All the more remarkable, then, that, after Stevens pinpointed Marias Pass and a later crossing—now called Stevens Pass—in Washington’s Cascade Mountains, Hill acceded to Stevens’ demand for a raise from $200 to $300 a month.
Maybe the great builder figured that Stevens was worth every penny by finding routes that would allow the railway to expand through the Rockies to the Western Coast—thus becoming a true transcontinental railroad—without requiring a tunnel.

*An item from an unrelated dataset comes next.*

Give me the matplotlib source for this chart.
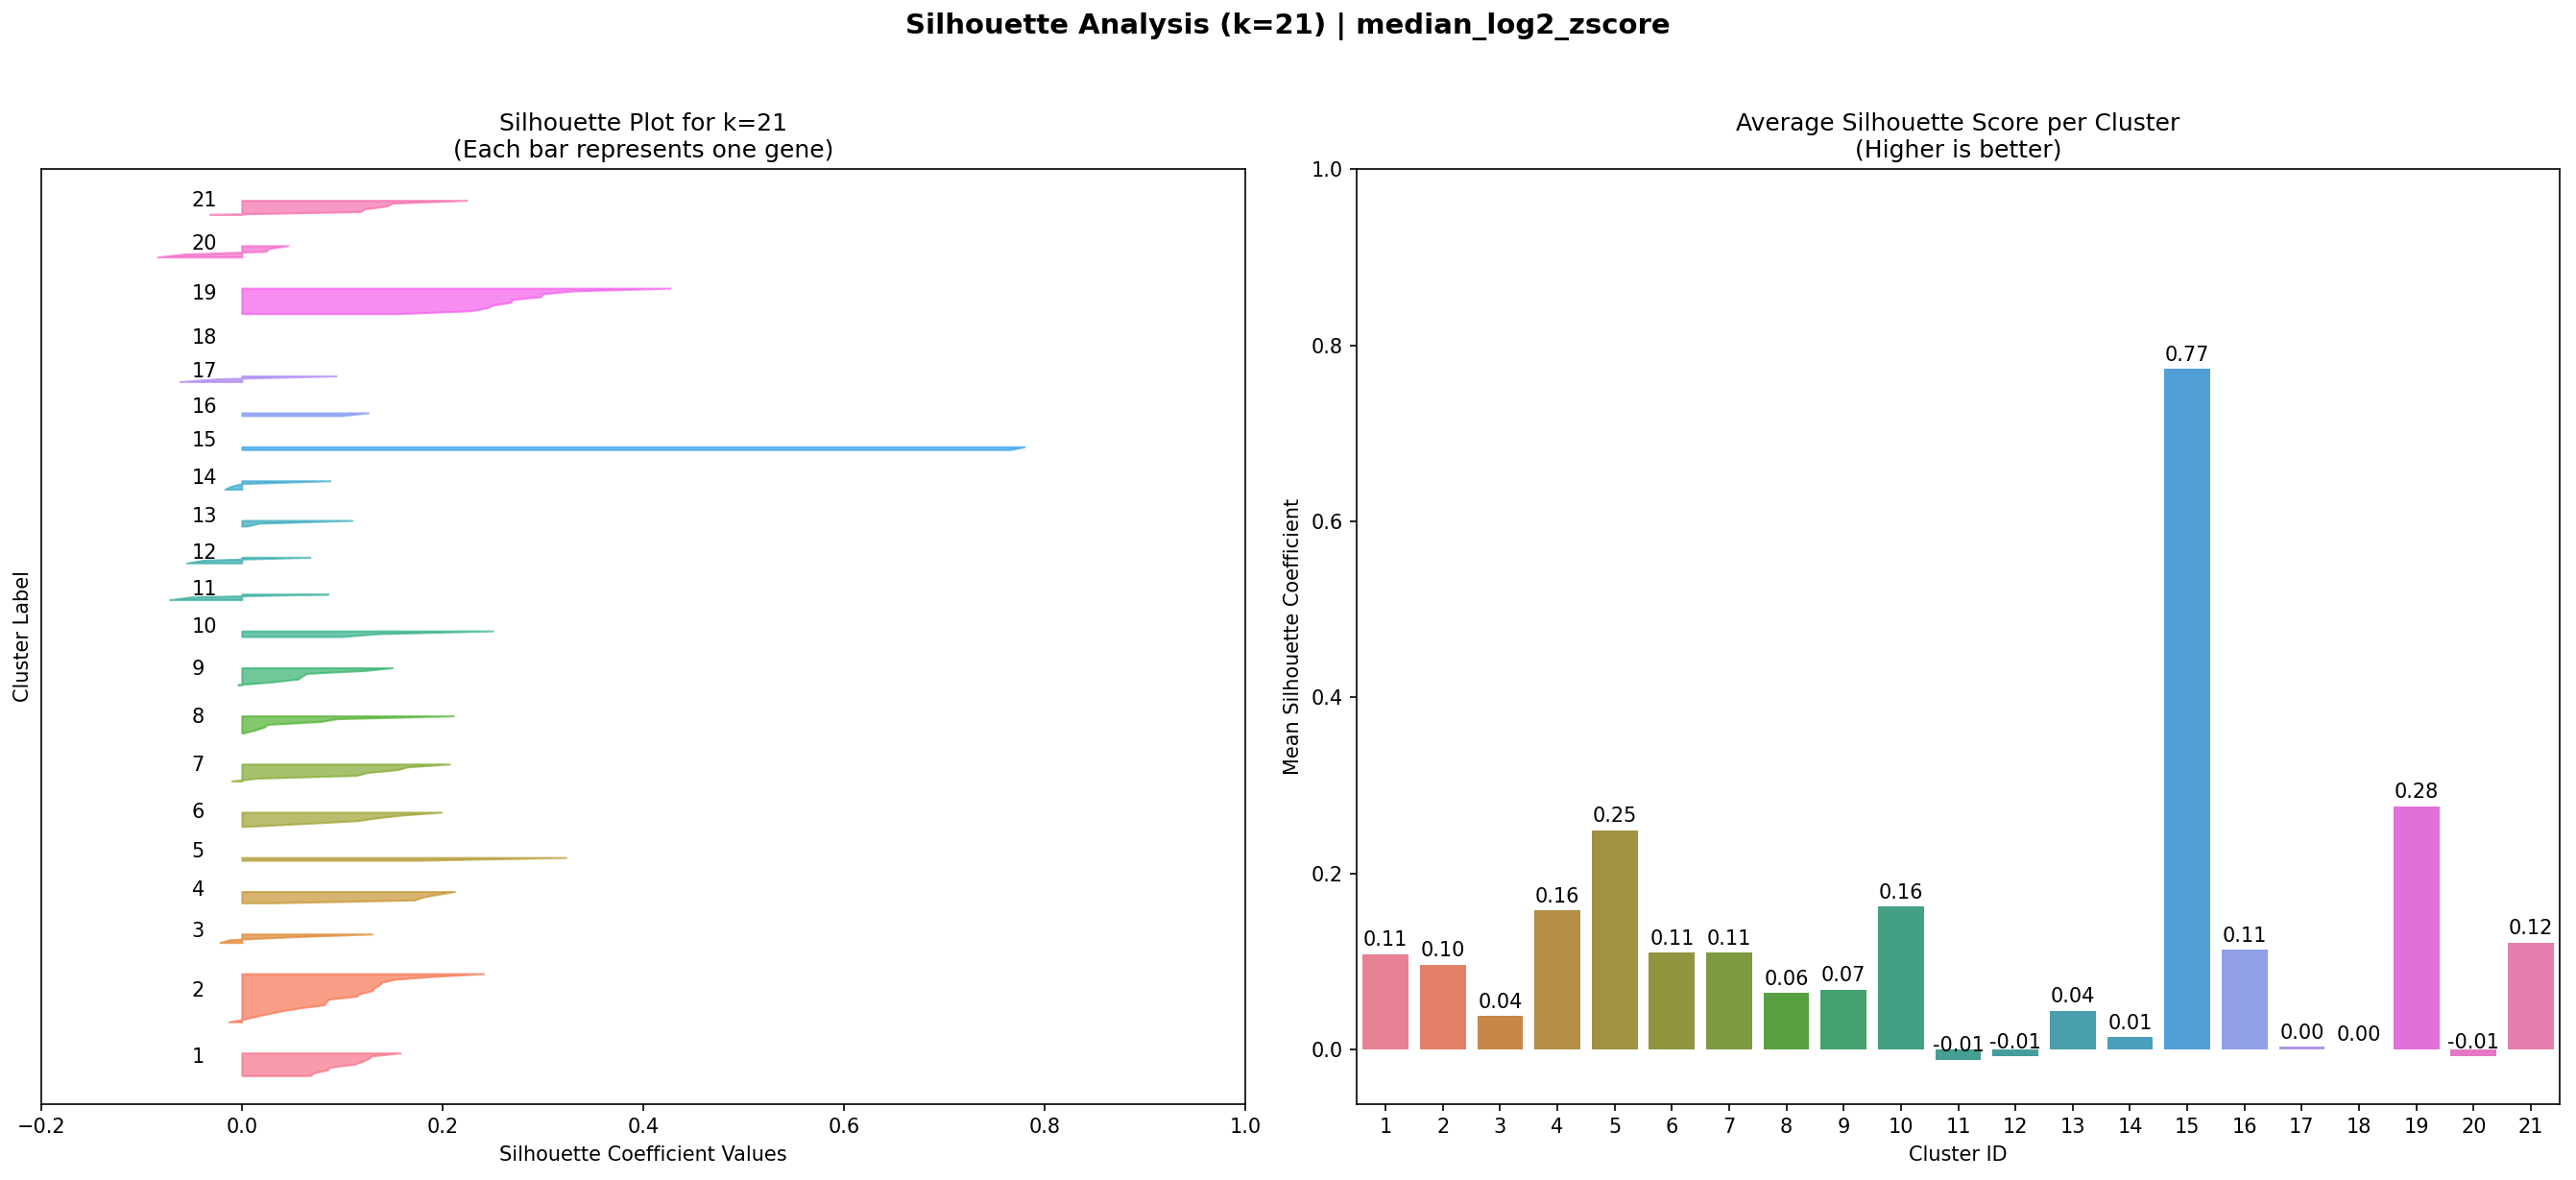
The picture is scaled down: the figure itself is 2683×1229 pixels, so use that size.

Or maybe Hill saw a little bit of his intelligent, brusque manner in Stevens, who had little tolerance of small talk and was so accustomed to smoking (and chewing) cigars that he earned the nickname “Big Smoke.”
Stevens would go on to a brilliant career, including an unheralded two-year stint as chief engineer of the troubled Panama Canal project, when he turned around its fortunes and left his successor, George Goethals, an organization so smoothly functioning, Goethals wrote his son, that “that there is nothing left for us to do but just have the organization continue in the good work it was done and is doing.”
Today, a statue of Stevens in rugged winter wear marks the spot near where he is believed to have made his great re-discovery. His hardiness, intelligence and vision are indeed all worth celebrating.
Nevertheless, his achievement—and Hill’s—in getting the Great Northern was not without doleful consequences. So many workers and settlers rushed into the Pacific Northwest and the upper mountain states that the overwhelmed Native-Americans soon had no chance but to cede the lands that had sustained them to the United States.